### Data provided
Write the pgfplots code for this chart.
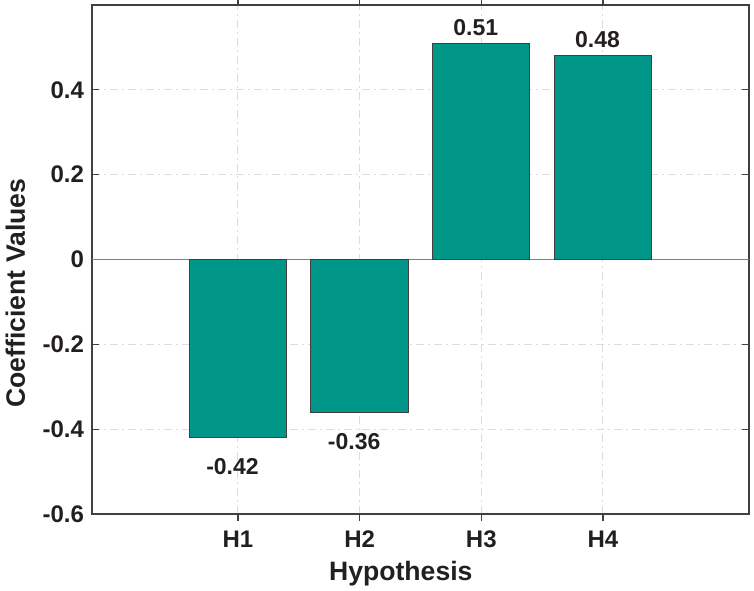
\documentclass[border=0pt]{standalone}
\usepackage{fontspec}
\setmainfont{Liberation Sans}
\usepackage{pgfplots}
\pgfplotsset{compat=1.18}
\definecolor{barfill}{HTML}{009688}
\definecolor{axgray}{HTML}{404040}
\definecolor{gridgray}{HTML}{DCDCDC}
\definecolor{txt}{HTML}{231F20}
\begin{document}
\begin{tikzpicture}
\begin{axis}[
  scale only axis,
  width=328.5pt, height=254.5pt,
  xmin=-0.2, xmax=5.2,
  ymin=-0.6, ymax=0.6,
  xtick={1,2,3,4},
  xticklabels={H1,H2,H3,H4},
  ytick={-0.6,-0.4,-0.2,0,0.2,0.4},
  yticklabels={-0.6,-0.4,-0.2,0,0.2,0.4},
  tick align=inside,
  major tick length=3.5pt,
  every tick/.style={axgray, line width=0.6pt},
  axis line style={axgray, line width=0.8pt},
  grid=major,
  major grid style={gridgray, dash pattern=on 4pt off 2pt on 1pt off 2pt, line width=0.5pt},
  ticklabel style={font=\fontsize{12}{14}\selectfont\bfseries, text=txt},
  xticklabel style={yshift=-1.5pt},
  yticklabel style={xshift=-0.5pt},
  xlabel={Hypothesis},
  ylabel={Coefficient Values},
  every axis x label/.style={at={(axis description cs:0.470,-0.1297)}, anchor=base, font=\fontsize{13.3}{15}\selectfont\bfseries, text=txt},
  every axis y label/.style={at={(axis description cs:-0.102,0.434)}, anchor=base, rotate=90, font=\fontsize{13.3}{15}\selectfont\bfseries, text=txt},
  ybar, bar width=0.8,
  axis on top=false,
]
\addplot[draw=gray, line width=0.5pt, forget plot, no markers, sharp plot] coordinates {(-0.2,0) (5.2,0)};
\addplot[fill=barfill, draw=axgray, line width=0.5pt, bar shift=0pt,
  nodes near coords, nodes near coords style={font=\fontsize{11.5}{13}\selectfont\bfseries, text=txt, anchor=north, yshift=-7pt, xshift=-2.75pt},
  point meta=explicit symbolic]
  coordinates {(1,-0.42) [-0.42] (2,-0.36) [-0.36]};
\addplot[fill=barfill, draw=axgray, line width=0.5pt, bar shift=0pt,
  nodes near coords, nodes near coords style={font=\fontsize{11.5}{13}\selectfont\bfseries, text=txt, anchor=base, yshift=4pt, xshift=-2.75pt},
  point meta=explicit symbolic]
  coordinates {(3,0.51) [0.51] (4,0.48) [0.48]};
\coordinate (bl) at (rel axis cs:0,0);
\coordinate (tr) at (rel axis cs:1,1);
\end{axis}
\pgfresetboundingbox
\path ([xshift=-46pt,yshift=-38pt]bl) rectangle ([xshift=2.5pt,yshift=2.5pt]tr);
\end{tikzpicture}
\end{document}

### Your goal
Go through the data above and transcribe it in full, omitting any image.

### Answer to this problem
Write the pgfplots code for this chart.
\documentclass[border=0pt]{standalone}
\usepackage{fontspec}
\setmainfont{Liberation Sans}
\usepackage{pgfplots}
\pgfplotsset{compat=1.18}
\definecolor{barfill}{HTML}{009688}
\definecolor{axgray}{HTML}{404040}
\definecolor{gridgray}{HTML}{DCDCDC}
\definecolor{txt}{HTML}{231F20}
\begin{document}
\begin{tikzpicture}
\begin{axis}[
  scale only axis,
  width=328.5pt, height=254.5pt,
  xmin=-0.2, xmax=5.2,
  ymin=-0.6, ymax=0.6,
  xtick={1,2,3,4},
  xticklabels={H1,H2,H3,H4},
  ytick={-0.6,-0.4,-0.2,0,0.2,0.4},
  yticklabels={-0.6,-0.4,-0.2,0,0.2,0.4},
  tick align=inside,
  major tick length=3.5pt,
  every tick/.style={axgray, line width=0.6pt},
  axis line style={axgray, line width=0.8pt},
  grid=major,
  major grid style={gridgray, dash pattern=on 4pt off 2pt on 1pt off 2pt, line width=0.5pt},
  ticklabel style={font=\fontsize{12}{14}\selectfont\bfseries, text=txt},
  xticklabel style={yshift=-1.5pt},
  yticklabel style={xshift=-0.5pt},
  xlabel={Hypothesis},
  ylabel={Coefficient Values},
  every axis x label/.style={at={(axis description cs:0.470,-0.1297)}, anchor=base, font=\fontsize{13.3}{15}\selectfont\bfseries, text=txt},
  every axis y label/.style={at={(axis description cs:-0.102,0.434)}, anchor=base, rotate=90, font=\fontsize{13.3}{15}\selectfont\bfseries, text=txt},
  ybar, bar width=0.8,
  axis on top=false,
]
\addplot[draw=gray, line width=0.5pt, forget plot, no markers, sharp plot] coordinates {(-0.2,0) (5.2,0)};
\addplot[fill=barfill, draw=axgray, line width=0.5pt, bar shift=0pt,
  nodes near coords, nodes near coords style={font=\fontsize{11.5}{13}\selectfont\bfseries, text=txt, anchor=north, yshift=-7pt, xshift=-2.75pt},
  point meta=explicit symbolic]
  coordinates {(1,-0.42) [-0.42] (2,-0.36) [-0.36]};
\addplot[fill=barfill, draw=axgray, line width=0.5pt, bar shift=0pt,
  nodes near coords, nodes near coords style={font=\fontsize{11.5}{13}\selectfont\bfseries, text=txt, anchor=base, yshift=4pt, xshift=-2.75pt},
  point meta=explicit symbolic]
  coordinates {(3,0.51) [0.51] (4,0.48) [0.48]};
\coordinate (bl) at (rel axis cs:0,0);
\coordinate (tr) at (rel axis cs:1,1);
\end{axis}
\pgfresetboundingbox
\path ([xshift=-46pt,yshift=-38pt]bl) rectangle ([xshift=2.5pt,yshift=2.5pt]tr);
\end{tikzpicture}
\end{document}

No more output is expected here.